■ Directive: Copy only what lies from the line containing "Recreate this image" through the line containing "return fig.add_axes([x0 /" in the entries below, keeping both end lines exact and dropping every picture.

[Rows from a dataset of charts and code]
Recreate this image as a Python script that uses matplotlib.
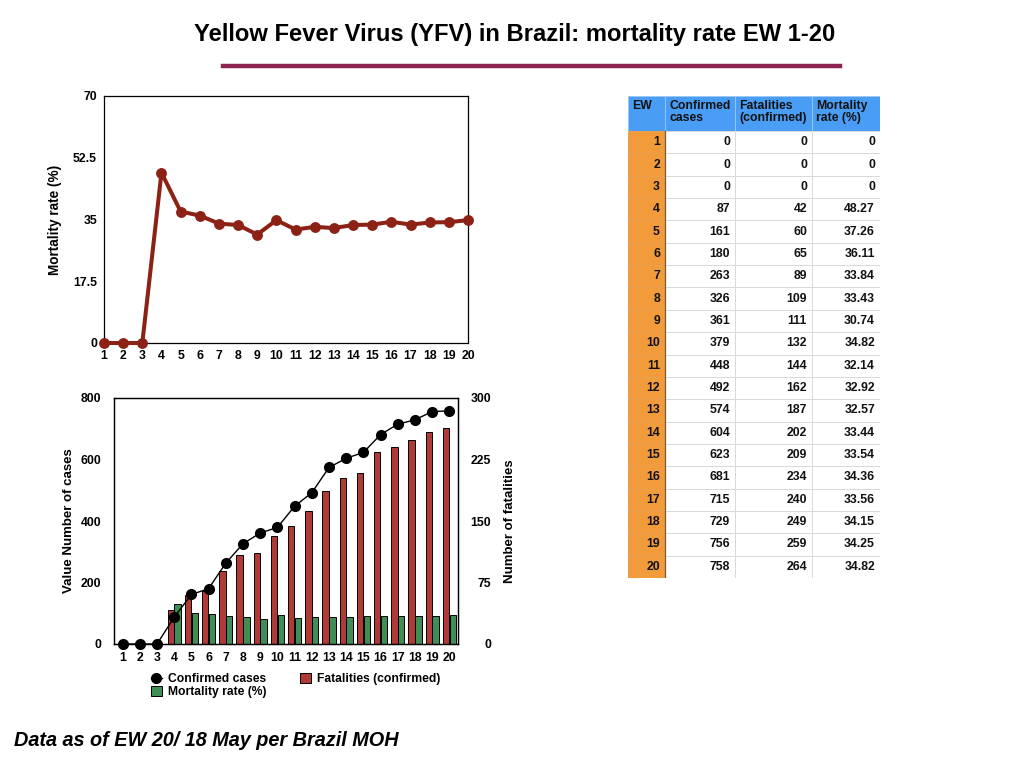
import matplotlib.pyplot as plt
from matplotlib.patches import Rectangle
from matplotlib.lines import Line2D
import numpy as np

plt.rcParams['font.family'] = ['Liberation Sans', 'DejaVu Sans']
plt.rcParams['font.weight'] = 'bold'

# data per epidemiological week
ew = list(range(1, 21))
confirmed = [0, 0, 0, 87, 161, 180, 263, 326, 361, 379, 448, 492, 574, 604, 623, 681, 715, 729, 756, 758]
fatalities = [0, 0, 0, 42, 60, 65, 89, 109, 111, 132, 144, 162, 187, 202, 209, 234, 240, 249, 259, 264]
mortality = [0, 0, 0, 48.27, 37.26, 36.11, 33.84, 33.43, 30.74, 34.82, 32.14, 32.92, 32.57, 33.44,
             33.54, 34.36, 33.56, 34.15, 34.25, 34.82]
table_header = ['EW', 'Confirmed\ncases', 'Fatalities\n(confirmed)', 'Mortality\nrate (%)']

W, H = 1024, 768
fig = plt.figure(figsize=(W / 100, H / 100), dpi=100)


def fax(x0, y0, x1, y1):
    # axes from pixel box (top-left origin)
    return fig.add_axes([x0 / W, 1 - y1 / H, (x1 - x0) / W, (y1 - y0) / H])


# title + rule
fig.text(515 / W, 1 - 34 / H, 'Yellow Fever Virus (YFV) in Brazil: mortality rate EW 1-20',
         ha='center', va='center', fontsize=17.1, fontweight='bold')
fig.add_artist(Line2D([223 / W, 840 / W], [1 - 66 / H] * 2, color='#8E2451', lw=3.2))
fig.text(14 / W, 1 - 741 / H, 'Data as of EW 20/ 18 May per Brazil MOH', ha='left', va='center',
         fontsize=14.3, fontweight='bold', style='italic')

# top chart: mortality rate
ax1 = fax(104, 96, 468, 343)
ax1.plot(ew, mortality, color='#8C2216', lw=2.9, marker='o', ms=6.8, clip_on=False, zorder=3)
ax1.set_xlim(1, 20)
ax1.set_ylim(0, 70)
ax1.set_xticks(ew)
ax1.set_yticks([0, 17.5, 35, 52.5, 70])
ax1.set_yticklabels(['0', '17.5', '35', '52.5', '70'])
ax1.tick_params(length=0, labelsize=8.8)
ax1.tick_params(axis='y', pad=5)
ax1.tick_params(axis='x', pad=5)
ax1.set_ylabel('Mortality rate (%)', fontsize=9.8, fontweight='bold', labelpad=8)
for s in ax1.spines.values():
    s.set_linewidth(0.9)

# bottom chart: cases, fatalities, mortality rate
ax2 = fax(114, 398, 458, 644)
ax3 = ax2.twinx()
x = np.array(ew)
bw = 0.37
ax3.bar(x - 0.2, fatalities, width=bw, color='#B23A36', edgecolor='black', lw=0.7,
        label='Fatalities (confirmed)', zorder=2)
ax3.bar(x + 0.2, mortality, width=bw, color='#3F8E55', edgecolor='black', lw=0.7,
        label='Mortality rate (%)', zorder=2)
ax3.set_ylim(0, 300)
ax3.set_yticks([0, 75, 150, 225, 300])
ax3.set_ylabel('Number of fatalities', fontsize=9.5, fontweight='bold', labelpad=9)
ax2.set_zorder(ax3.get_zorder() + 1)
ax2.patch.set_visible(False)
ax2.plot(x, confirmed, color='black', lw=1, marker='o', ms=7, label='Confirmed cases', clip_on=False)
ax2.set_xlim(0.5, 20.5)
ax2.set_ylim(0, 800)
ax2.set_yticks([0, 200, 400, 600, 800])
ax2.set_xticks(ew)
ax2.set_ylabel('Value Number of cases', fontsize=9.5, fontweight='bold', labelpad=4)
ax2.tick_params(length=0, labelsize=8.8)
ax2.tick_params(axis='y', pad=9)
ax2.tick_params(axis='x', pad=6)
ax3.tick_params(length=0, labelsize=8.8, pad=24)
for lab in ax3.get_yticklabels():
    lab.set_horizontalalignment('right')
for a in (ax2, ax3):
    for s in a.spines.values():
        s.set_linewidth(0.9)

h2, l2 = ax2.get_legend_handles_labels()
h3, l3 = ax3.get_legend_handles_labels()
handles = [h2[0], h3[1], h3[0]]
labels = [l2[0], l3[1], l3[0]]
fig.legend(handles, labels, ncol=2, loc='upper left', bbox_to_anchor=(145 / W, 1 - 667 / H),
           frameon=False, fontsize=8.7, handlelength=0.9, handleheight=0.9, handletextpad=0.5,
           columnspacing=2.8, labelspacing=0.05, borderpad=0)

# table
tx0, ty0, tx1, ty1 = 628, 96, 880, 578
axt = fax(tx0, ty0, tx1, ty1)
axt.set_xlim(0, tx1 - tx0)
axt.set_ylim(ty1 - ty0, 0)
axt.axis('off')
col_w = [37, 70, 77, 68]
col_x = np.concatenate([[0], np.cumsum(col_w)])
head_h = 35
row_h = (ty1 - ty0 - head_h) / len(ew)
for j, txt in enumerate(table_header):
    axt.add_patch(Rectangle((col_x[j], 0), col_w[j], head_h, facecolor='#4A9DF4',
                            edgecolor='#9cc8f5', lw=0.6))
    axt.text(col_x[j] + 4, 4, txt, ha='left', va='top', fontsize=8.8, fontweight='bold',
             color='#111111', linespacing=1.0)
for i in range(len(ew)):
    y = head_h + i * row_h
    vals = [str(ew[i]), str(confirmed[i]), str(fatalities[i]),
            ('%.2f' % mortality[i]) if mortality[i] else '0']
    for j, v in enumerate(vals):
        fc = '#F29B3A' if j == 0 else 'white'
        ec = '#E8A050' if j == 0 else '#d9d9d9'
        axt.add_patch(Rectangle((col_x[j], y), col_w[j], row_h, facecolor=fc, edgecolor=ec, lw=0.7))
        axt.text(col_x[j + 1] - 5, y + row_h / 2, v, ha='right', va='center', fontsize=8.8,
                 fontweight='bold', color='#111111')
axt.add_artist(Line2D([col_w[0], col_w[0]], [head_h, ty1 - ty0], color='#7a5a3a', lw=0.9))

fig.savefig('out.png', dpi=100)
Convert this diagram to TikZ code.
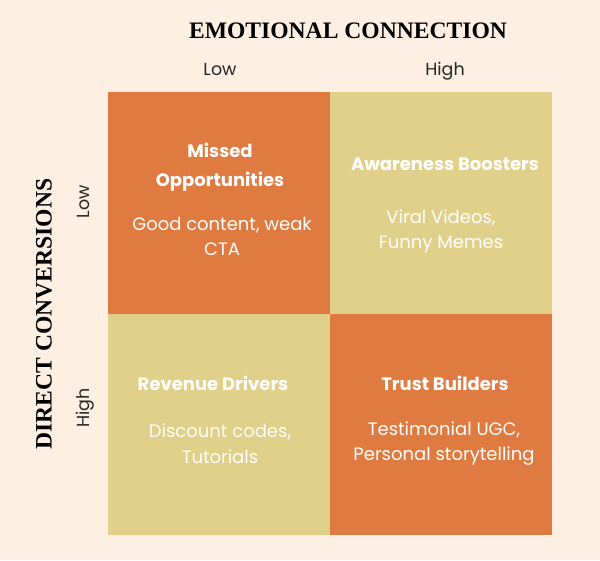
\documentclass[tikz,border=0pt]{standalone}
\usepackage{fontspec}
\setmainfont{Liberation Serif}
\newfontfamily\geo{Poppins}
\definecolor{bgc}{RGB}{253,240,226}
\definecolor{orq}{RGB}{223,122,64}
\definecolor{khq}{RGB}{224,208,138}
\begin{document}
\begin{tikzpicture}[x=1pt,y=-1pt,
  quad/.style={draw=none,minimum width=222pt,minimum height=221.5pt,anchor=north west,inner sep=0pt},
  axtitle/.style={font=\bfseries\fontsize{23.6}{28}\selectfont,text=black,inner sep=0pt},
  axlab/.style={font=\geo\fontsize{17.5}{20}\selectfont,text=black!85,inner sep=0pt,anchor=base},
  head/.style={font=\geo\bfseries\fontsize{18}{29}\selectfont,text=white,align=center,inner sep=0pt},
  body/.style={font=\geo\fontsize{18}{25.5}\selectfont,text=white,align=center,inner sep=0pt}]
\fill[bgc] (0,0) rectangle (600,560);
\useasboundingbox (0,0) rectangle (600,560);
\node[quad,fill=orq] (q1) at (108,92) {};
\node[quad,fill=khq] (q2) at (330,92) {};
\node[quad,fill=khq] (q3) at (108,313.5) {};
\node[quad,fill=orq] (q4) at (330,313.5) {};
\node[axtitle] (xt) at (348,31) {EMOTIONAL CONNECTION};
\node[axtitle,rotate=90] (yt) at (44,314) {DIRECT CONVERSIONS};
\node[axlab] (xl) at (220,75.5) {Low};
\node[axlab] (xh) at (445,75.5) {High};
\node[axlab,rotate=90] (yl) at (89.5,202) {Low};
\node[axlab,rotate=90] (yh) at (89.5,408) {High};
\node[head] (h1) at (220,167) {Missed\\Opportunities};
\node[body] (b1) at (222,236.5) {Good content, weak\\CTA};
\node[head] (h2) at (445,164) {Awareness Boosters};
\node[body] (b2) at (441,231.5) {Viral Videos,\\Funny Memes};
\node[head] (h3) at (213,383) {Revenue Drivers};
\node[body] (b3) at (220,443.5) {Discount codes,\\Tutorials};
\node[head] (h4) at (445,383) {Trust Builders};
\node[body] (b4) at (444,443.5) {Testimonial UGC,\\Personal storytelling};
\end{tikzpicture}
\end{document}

...

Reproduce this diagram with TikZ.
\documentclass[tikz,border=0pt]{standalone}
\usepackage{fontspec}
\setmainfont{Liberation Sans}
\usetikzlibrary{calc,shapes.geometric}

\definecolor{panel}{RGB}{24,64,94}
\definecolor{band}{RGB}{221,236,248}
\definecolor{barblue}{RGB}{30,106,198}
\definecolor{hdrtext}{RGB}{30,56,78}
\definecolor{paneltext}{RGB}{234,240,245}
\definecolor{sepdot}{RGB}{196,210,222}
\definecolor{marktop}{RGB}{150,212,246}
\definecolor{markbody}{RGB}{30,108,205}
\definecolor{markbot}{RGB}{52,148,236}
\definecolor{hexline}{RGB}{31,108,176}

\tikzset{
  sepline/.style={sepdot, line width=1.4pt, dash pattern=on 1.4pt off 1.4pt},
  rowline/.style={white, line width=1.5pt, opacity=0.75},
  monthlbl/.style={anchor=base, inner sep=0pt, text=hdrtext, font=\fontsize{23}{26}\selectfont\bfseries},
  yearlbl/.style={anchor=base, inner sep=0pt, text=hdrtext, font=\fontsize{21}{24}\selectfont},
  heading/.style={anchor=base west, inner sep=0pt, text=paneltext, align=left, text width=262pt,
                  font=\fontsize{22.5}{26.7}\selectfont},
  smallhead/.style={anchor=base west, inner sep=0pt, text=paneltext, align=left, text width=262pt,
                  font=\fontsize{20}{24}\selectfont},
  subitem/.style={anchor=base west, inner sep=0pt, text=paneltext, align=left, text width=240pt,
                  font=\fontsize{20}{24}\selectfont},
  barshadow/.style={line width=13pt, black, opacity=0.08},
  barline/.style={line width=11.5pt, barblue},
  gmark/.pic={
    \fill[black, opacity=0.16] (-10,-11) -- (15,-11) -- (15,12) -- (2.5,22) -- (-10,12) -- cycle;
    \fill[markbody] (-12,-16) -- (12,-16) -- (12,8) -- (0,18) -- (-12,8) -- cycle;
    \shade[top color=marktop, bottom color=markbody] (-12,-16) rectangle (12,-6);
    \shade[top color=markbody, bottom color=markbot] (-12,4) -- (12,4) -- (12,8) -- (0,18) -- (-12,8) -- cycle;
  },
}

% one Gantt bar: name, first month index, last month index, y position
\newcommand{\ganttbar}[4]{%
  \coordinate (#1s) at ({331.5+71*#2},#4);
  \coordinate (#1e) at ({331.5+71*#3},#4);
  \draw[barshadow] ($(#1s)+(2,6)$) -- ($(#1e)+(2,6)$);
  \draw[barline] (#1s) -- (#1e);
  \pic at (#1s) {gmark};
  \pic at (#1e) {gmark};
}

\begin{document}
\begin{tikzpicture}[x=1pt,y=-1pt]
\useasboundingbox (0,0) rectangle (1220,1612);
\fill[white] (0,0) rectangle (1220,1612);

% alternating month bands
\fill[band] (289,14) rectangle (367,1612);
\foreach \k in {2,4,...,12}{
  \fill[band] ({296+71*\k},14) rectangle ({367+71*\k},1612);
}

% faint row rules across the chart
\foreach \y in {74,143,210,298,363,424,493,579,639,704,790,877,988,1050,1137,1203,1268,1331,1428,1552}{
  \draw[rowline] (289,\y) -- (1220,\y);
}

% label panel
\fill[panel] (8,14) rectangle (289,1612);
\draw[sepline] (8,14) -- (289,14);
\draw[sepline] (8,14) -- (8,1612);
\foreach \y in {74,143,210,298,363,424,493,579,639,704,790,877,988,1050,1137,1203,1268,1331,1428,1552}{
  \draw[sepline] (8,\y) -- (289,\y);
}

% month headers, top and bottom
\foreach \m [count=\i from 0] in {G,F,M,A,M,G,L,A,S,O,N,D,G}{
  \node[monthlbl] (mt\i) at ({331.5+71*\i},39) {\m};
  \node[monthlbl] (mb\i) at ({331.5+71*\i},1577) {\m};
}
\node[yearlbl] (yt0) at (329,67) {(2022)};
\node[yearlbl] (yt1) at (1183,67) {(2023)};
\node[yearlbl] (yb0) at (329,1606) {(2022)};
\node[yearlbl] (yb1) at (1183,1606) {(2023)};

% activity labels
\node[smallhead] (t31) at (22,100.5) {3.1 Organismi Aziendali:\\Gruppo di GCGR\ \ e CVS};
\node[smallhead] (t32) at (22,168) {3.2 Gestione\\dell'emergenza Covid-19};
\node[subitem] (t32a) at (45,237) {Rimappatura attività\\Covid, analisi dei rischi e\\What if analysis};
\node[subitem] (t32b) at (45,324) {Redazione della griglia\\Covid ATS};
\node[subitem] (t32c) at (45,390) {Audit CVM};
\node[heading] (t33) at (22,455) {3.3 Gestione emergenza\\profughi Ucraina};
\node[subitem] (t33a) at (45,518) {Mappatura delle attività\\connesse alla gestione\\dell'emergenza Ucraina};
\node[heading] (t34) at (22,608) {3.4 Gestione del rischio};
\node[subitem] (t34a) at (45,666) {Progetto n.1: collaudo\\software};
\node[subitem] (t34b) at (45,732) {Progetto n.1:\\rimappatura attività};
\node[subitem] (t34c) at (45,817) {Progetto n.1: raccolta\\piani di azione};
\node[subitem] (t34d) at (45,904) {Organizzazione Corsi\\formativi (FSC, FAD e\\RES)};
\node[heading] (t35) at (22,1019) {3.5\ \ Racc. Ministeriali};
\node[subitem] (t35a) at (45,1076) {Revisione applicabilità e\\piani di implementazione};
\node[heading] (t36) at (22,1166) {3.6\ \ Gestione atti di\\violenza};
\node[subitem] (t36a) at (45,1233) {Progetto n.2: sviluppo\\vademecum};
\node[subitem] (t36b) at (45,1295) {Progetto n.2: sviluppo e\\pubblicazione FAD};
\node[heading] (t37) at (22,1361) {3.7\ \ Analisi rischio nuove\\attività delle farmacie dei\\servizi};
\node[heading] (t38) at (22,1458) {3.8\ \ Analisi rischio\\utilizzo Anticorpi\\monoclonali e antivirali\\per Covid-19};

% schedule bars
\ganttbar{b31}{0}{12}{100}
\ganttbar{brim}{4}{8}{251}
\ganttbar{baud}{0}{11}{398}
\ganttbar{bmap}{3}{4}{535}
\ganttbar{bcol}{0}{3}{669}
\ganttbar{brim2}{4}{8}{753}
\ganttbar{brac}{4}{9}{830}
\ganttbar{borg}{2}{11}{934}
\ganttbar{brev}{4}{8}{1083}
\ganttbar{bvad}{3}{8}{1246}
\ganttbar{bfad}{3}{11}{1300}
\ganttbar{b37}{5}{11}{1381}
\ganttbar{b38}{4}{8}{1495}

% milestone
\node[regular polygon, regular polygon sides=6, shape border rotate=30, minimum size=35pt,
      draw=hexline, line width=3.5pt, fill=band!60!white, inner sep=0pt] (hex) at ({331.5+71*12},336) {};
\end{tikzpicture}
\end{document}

---

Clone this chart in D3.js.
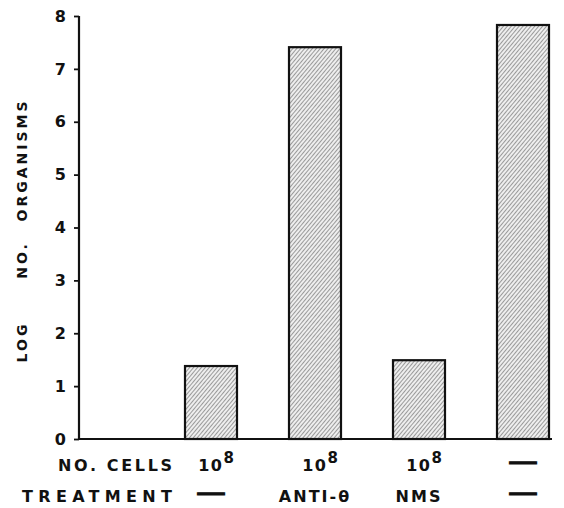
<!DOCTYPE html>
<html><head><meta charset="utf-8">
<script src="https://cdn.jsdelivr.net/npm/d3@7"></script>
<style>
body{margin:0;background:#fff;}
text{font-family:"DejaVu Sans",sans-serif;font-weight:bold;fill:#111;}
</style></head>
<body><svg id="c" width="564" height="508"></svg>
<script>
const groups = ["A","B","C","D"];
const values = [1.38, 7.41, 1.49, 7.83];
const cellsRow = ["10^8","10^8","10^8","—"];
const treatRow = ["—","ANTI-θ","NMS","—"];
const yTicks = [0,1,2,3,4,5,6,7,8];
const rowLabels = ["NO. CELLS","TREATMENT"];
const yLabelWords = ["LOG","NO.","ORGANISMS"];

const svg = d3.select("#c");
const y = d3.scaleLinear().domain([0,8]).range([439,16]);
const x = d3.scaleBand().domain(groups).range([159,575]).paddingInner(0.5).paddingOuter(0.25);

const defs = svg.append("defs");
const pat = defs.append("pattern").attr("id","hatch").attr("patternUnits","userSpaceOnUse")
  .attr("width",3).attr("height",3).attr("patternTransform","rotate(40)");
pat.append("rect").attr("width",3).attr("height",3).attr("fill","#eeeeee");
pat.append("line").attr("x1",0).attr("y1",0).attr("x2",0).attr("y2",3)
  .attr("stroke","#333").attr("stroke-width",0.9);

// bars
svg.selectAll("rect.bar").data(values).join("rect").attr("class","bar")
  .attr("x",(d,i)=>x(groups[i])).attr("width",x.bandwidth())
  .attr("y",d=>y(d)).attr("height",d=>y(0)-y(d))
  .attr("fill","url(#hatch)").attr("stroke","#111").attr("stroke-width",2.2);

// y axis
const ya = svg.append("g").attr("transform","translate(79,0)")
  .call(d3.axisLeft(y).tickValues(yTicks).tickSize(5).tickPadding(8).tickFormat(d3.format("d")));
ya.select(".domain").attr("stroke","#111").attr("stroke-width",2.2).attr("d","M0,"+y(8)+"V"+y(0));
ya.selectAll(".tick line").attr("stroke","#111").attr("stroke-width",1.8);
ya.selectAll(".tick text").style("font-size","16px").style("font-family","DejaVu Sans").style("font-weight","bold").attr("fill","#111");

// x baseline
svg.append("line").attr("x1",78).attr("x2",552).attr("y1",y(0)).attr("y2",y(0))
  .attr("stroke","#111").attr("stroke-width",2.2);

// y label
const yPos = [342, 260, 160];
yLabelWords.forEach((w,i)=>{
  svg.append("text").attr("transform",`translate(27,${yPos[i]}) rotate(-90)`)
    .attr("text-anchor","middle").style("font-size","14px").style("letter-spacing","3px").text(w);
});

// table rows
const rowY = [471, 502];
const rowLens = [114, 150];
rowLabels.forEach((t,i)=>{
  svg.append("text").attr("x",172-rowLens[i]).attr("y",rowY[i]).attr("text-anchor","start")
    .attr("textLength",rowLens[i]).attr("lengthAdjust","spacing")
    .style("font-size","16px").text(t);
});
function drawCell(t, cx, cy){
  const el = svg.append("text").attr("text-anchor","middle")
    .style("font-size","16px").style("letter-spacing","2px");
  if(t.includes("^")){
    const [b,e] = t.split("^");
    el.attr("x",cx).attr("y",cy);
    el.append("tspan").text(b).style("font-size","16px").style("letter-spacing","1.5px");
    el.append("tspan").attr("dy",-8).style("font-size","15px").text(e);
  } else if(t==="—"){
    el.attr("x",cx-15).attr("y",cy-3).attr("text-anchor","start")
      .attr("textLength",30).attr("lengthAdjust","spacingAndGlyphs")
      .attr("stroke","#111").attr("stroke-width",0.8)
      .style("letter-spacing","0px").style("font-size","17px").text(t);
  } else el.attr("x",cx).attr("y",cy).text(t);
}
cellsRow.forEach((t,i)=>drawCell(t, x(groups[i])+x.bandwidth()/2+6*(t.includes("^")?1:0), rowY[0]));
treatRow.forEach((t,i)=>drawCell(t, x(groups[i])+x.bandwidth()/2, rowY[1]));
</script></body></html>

■ Result for this exercise:
Recreate this image as a Python script that uses matplotlib.
import matplotlib.pyplot as plt
from matplotlib.patches import Rectangle
from matplotlib.lines import Line2D
import numpy as np

plt.rcParams['font.family'] = ['Liberation Sans', 'DejaVu Sans']
plt.rcParams['font.weight'] = 'bold'

# data per epidemiological week
ew = list(range(1, 21))
confirmed = [0, 0, 0, 87, 161, 180, 263, 326, 361, 379, 448, 492, 574, 604, 623, 681, 715, 729, 756, 758]
fatalities = [0, 0, 0, 42, 60, 65, 89, 109, 111, 132, 144, 162, 187, 202, 209, 234, 240, 249, 259, 264]
mortality = [0, 0, 0, 48.27, 37.26, 36.11, 33.84, 33.43, 30.74, 34.82, 32.14, 32.92, 32.57, 33.44,
             33.54, 34.36, 33.56, 34.15, 34.25, 34.82]
table_header = ['EW', 'Confirmed\ncases', 'Fatalities\n(confirmed)', 'Mortality\nrate (%)']

W, H = 1024, 768
fig = plt.figure(figsize=(W / 100, H / 100), dpi=100)


def fax(x0, y0, x1, y1):
    # axes from pixel box (top-left origin)
    return fig.add_axes([x0 / W, 1 - y1 / H, (x1 - x0) / W, (y1 - y0) / H])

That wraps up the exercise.